Revenues soar at Dublin marketing tech firm that boasts its own on-site pub
Revenues at the Dublin operation of US marketing software firm, Hubspot - that includes its own custom made on-site pub - last year more than doubled to €23.37m.
The firm here is enjoying rapid growth after announcing earlier this year the creation of an additional 320 jobs over the next three years.
This followed the numbers employed at the company's European Middle East and African (EMEA) HQ in Dublin growing strongly last year with numbers increasing from 83 to 135.
In order to accommodate that growth, the company officially opened in April its new office space at One Dockland Central, located just around the corner from the original HubSpot Dublin offices at North Quay Wall.

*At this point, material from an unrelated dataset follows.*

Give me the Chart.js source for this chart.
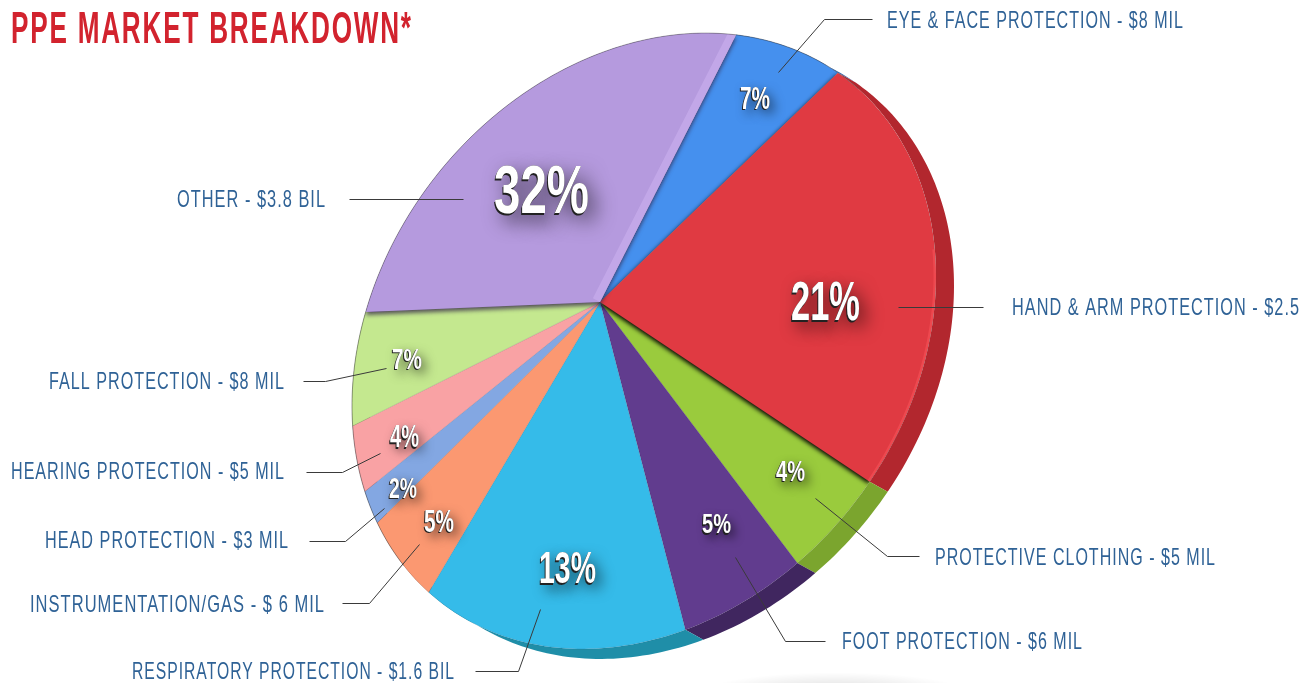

The new offices include an on-site pub with draught beer and arcade games; a fitness room; library and other quiet rooms and a rooftop terrace.

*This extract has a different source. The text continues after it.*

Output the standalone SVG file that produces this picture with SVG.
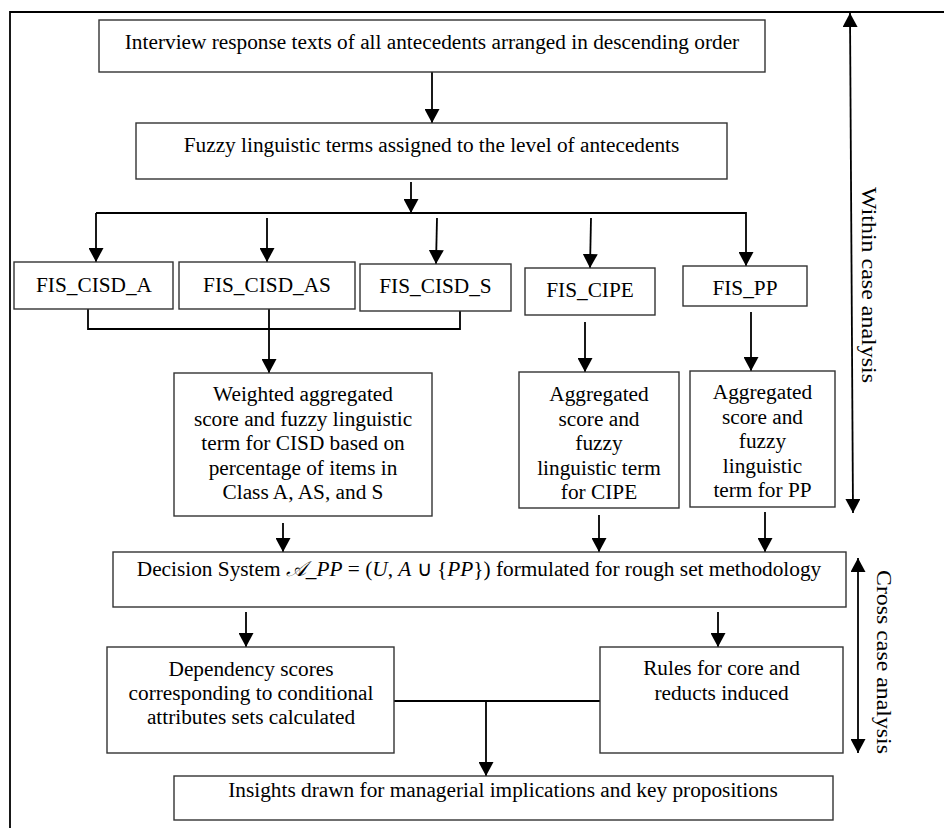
<svg xmlns="http://www.w3.org/2000/svg" width="944" height="828" viewBox="0 0 944 828">
<defs>
<marker id="ah" markerUnits="userSpaceOnUse" markerWidth="15" markerHeight="15" refX="14" refY="7.5" orient="auto">
<path d="M0,0 L14,7.5 L0,15 z" fill="#000"/>
</marker>
<marker id="ahs" markerUnits="userSpaceOnUse" markerWidth="15" markerHeight="15" refX="1" refY="7.5" orient="auto">
<path d="M15,0 L1,7.5 L15,15 z" fill="#000"/>
</marker>
<style>
.box{fill:#fff;stroke:#333;stroke-width:1.4}
.t{font-family:"Liberation Serif","Times New Roman",serif;font-size:21.3px;fill:#000;text-anchor:middle}
.c{fill:none;stroke:#000;stroke-width:1.8}
.a{fill:none;stroke:#000;stroke-width:1.8;marker-end:url(#ah)}
.m{font-style:italic}
</style>
</defs>
<rect width="944" height="828" fill="#fff"/>
<path d="M10,828 V12 H944" fill="none" stroke="#000" stroke-width="1.8"/>

<g id="connectors">
<line class="a" x1="432" y1="72" x2="432" y2="123"/>
<line class="a" x1="411" y1="182" x2="411" y2="213"/>
<line class="c" x1="96" y1="213" x2="746" y2="213" stroke-width="2.4"/>
<line class="a" x1="96" y1="213" x2="96" y2="262"/>
<line class="a" x1="267" y1="218" x2="267" y2="262"/>
<line class="a" x1="437" y1="218" x2="436" y2="264"/>
<line class="a" x1="591" y1="218" x2="590" y2="268"/>
<line class="a" x1="746" y1="212" x2="746" y2="266"/>
<path class="c" d="M88,309 V329 H460 V311"/>
<line class="a" x1="269" y1="309" x2="269" y2="373"/>
<line class="a" x1="585" y1="322" x2="585" y2="372"/>
<line class="a" x1="751" y1="312" x2="751" y2="371"/>
<line class="a" x1="283" y1="523" x2="283" y2="552"/>
<line class="a" x1="599" y1="515" x2="599" y2="552"/>
<line class="a" x1="765" y1="512" x2="765" y2="552"/>
<line class="a" x1="246" y1="612" x2="246" y2="647"/>
<line class="a" x1="718" y1="612" x2="718" y2="647"/>
<line class="c" x1="394" y1="701" x2="600" y2="701"/>
<line class="a" x1="486" y1="701" x2="486" y2="776"/>
<line class="a" x1="850" y1="13" x2="853" y2="513" style="marker-start:url(#ahs)" stroke-width="1.6"/>
<line class="a" x1="858" y1="558" x2="858" y2="753" style="marker-start:url(#ahs)" stroke-width="1.6"/>
</g>

<g id="n-interview">
<rect class="box" x="99" y="20" width="666" height="52"/>
<text class="t" x="432" y="49">Interview response texts of all antecedents arranged in descending order</text>
</g>
<g id="n-fuzzy">
<rect class="box" x="136" y="123" width="591" height="56"/>
<text class="t" x="431.5" y="152">Fuzzy linguistic terms assigned to the level of antecedents</text>
</g>
<g id="n-fis-cisd-a">
<rect class="box" x="14" y="262" width="159" height="47"/>
<text class="t" x="94" y="292">FIS_CISD_A</text>
</g>
<g id="n-fis-cisd-as">
<rect class="box" x="179" y="262" width="176" height="47"/>
<text class="t" x="267" y="292">FIS_CISD_AS</text>
</g>
<g id="n-fis-cisd-s">
<rect class="box" x="360" y="264" width="151" height="47"/>
<text class="t" x="435.5" y="293">FIS_CISD_S</text>
</g>
<g id="n-fis-cipe">
<rect class="box" x="525" y="268" width="130" height="47"/>
<text class="t" x="590" y="297">FIS_CIPE</text>
</g>
<g id="n-fis-pp">
<rect class="box" x="683" y="266" width="124" height="40"/>
<text class="t" x="745" y="295">FIS_PP</text>
</g>
<g id="n-weighted">
<rect class="box" x="174" y="373" width="258" height="143"/>
<text class="t" x="303" y="401">Weighted aggregated</text>
<text class="t" x="303" y="425.5">score and fuzzy linguistic</text>
<text class="t" x="303" y="450">term for CISD based on</text>
<text class="t" x="303" y="474.5">percentage of items in</text>
<text class="t" x="303" y="499">Class A, AS, and S</text>
</g>
<g id="n-agg-cipe">
<rect class="box" x="519" y="372" width="160" height="136"/>
<text class="t" x="599" y="401">Aggregated</text>
<text class="t" x="599" y="425.5">score and</text>
<text class="t" x="599" y="450">fuzzy</text>
<text class="t" x="599" y="474.5">linguistic term</text>
<text class="t" x="599" y="499">for CIPE</text>
</g>
<g id="n-agg-pp">
<rect class="box" x="690" y="371" width="145" height="136"/>
<text class="t" x="762.5" y="399">Aggregated</text>
<text class="t" x="762.5" y="423.5">score and</text>
<text class="t" x="762.5" y="448">fuzzy</text>
<text class="t" x="762.5" y="472.5">linguistic</text>
<text class="t" x="762.5" y="497">term for PP</text>
</g>
<g id="n-decision">
<rect class="box" x="113" y="552" width="733" height="55"/>
<text class="t" x="479" y="576">Decision System <tspan class="m">𝒜</tspan>_<tspan class="m">PP</tspan> = (<tspan class="m">U</tspan>, <tspan class="m">A</tspan> ∪ {<tspan class="m">PP</tspan>}) formulated for rough set methodology</text>
</g>
<g id="n-dependency">
<rect class="box" x="107" y="647" width="287" height="106"/>
<text class="t" x="251" y="676">Dependency scores</text>
<text class="t" x="251" y="700">corresponding to conditional</text>
<text class="t" x="251" y="724">attributes sets calculated</text>
</g>
<g id="n-rules">
<rect class="box" x="600" y="647" width="243" height="106"/>
<text class="t" x="721.5" y="675">Rules for core and</text>
<text class="t" x="721.5" y="700">reducts induced</text>
</g>
<g id="n-insights">
<rect class="box" x="174" y="776" width="659" height="44"/>
<text class="t" x="503" y="797">Insights drawn for managerial implications and key propositions</text>
</g>
<g id="l-within">
<text class="t" style="text-anchor:start" transform="translate(862,187) rotate(90)" textLength="196" lengthAdjust="spacingAndGlyphs">Within case analysis</text>
</g>
<g id="l-cross">
<text class="t" style="text-anchor:start" transform="translate(877,570) rotate(90)" textLength="184" lengthAdjust="spacingAndGlyphs">Cross case analysis</text>
</g>
</svg>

The on-site pub's beers include include Peroni, Heineken, Guinness, Bulmers cider, and rotating local craft beers.
The Boston-headquartered firm - whose ceo and co-founder is MIT lecturer Brian Halligan - has a current market capitalisation of $1.88bn.
The 135 employees last year shared €10.74m in wages and salaries while employees received an additional €2m in share-based payments.
The firm on its website boasts it was established to make the marketing and sales process human and is today the world's leading inbound marketing and sales platform.
The firm's culture was the subject of a 'New York Times' bestseller earlier this year, 'Disrupted', by former employee Dan Lyons, said employees are entitled to free food and unlimited holidays.
The book said that one boss brings a teddy bear to meetings so that the idea of the customer is less abstract.
According to the directors' report for Hubspot Ireland, "the directors are satisfied with the results of the business during 2015".
The directors state that the key performance indicator of the company is turnover and turnover increased by 122.5pc in 2015 "due to the improvement in the overall economic environment, growth in the customer base and launch of new products".
However, the firm recorded a pre-tax loss of €183,009 and this followed a pre-tax profit of €528,532 in 2014.
According to the directors, "the main driver of the loss is the increase in administration expenses mainly due to increase in staff costs due to the increase in staff number".
The accounts show that the firm almost doubled its Irish revenues last year going from €367,282 to €678,371 while its main market, the "Rest of Europe' revenues more than doubled going from €6.59m to €16.6m. The firm recorded an after-tax loss of €463,871 after paying corporation tax of €280,862. The firm's cash totalled €9m.